The play was correctly ruled a double instead of home run and Boulware beat the throw to third, but he slid over the bag and was tagged out for the innings’ final out.
“I was just trying to get to second and then I saw the ball bounce off. I could not tell if it hit the wall or the rail,” he said. “Apparently, it hit the wall, but once I saw it bounce back I was just trying to get to third as fast as I could.
“I beat the throw, but I slid inside and I tried to catch it with my hand and hold on to it, and it slid off. I tried to move my hand back and tag it with the other hand, but he got me before I got it back on there.”
The Tigers (5-3) did not recover, instead, they crumbled. A blunder in the top of the seventh inning magnitude the sixth after Shane Kennedy, who was recruited as an infielder, dropped a routine flyball to left field off the bat of T.J. Costen with one out.
Friday was Kennedy’s first start in the outfield, replacing Maleeke Gibson, who had started four games there already this season.
“That’s baseball. It happens,” Clemson starter Daniel Gossett said. “You can’t fall apart after that. That’s just baseball. You have to come back and make your pitches, but I let it get in my head and I didn’t make my pitches.”
Gossett walked the next two batters before being pulled after 6.1 innings, and then a walk, a sacrifice fly and an LB Dantzler single to right field scored three unearned runs to put the Gamecocks up 4-0.
The error ruined what was a pretty good night for the righty. He only gave up three hits and three of the four runs he allowed were unearned.
“I can’t blame it on that. It is just baseball,” Gossett said. “I still have to make my pitches.”
Clemson had an opportunity to get back in the game in the bottom of the seventh when Steve Wilkerson doubled to left field and Kennedy walked to lead off the inning. But Kevin Bradley, Jay Baum and Jon McGibbon all popped up as Montgomery again got out of an inning with no damage done.
“We just have to play our game,” Boulware said. “We don’t need to think we are playing Carolina, but that we are playing Clemson baseball and that is our opponent. We just need to play the way we know how to play and things will go our way.
“We let one thing lead to another. We just need to move past it and tomorrow will be a better day.”
For the second straight game, the Tigers’ bats were cold. After being limited to six hits against Winthrop, Montgomery dominated them by commanding the strike zone as he had a career-high nine strikeouts, while limiting Clemson to three hits.
The lefty’s eight innings pitched tied his career-high for a third time.
“That Montgomery kid pitched really well,” Leggett said. “He did not give us very much. We did not hit any ground balls and we struck out a little bit too much tonight. He was good.

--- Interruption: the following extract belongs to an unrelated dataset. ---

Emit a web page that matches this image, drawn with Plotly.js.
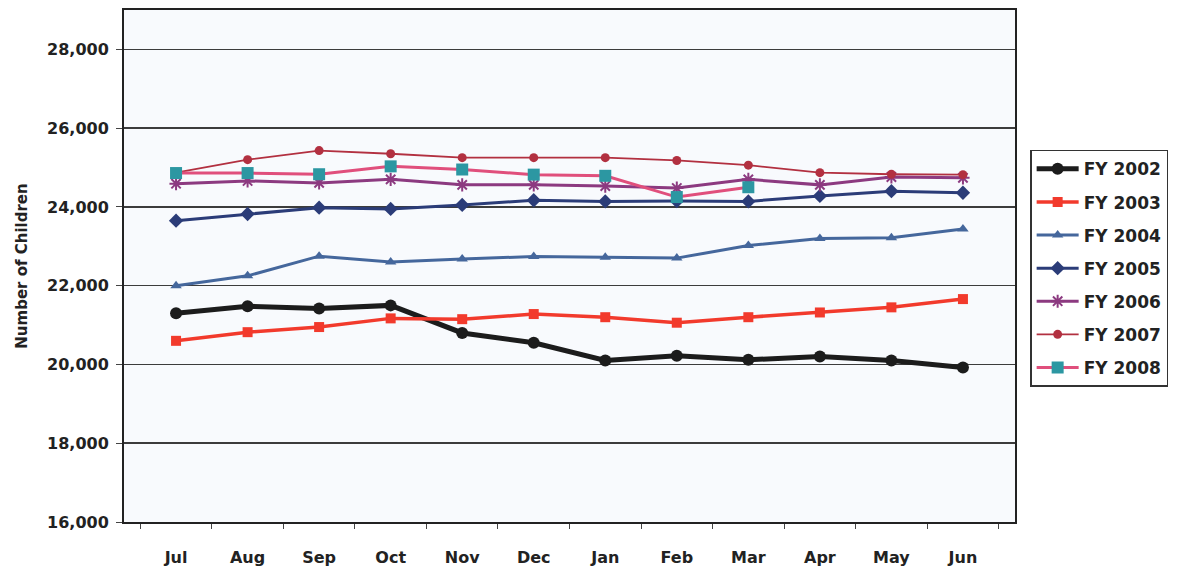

He was really good.”
Five of USC’s six runs were unearned as the Tigers had three errors after only committing five in the previous seven games.
“We had a good game going through the sixth and then we gave up five unearned runs. That’s going to hurt you,” Leggett said. “We had been playing really good defense, but we hurt ourselves a couple of times tonight.”
The two will meet at Greenville’s Fluor Field Saturday at 2 p.m. in Game 2 of the three-game series.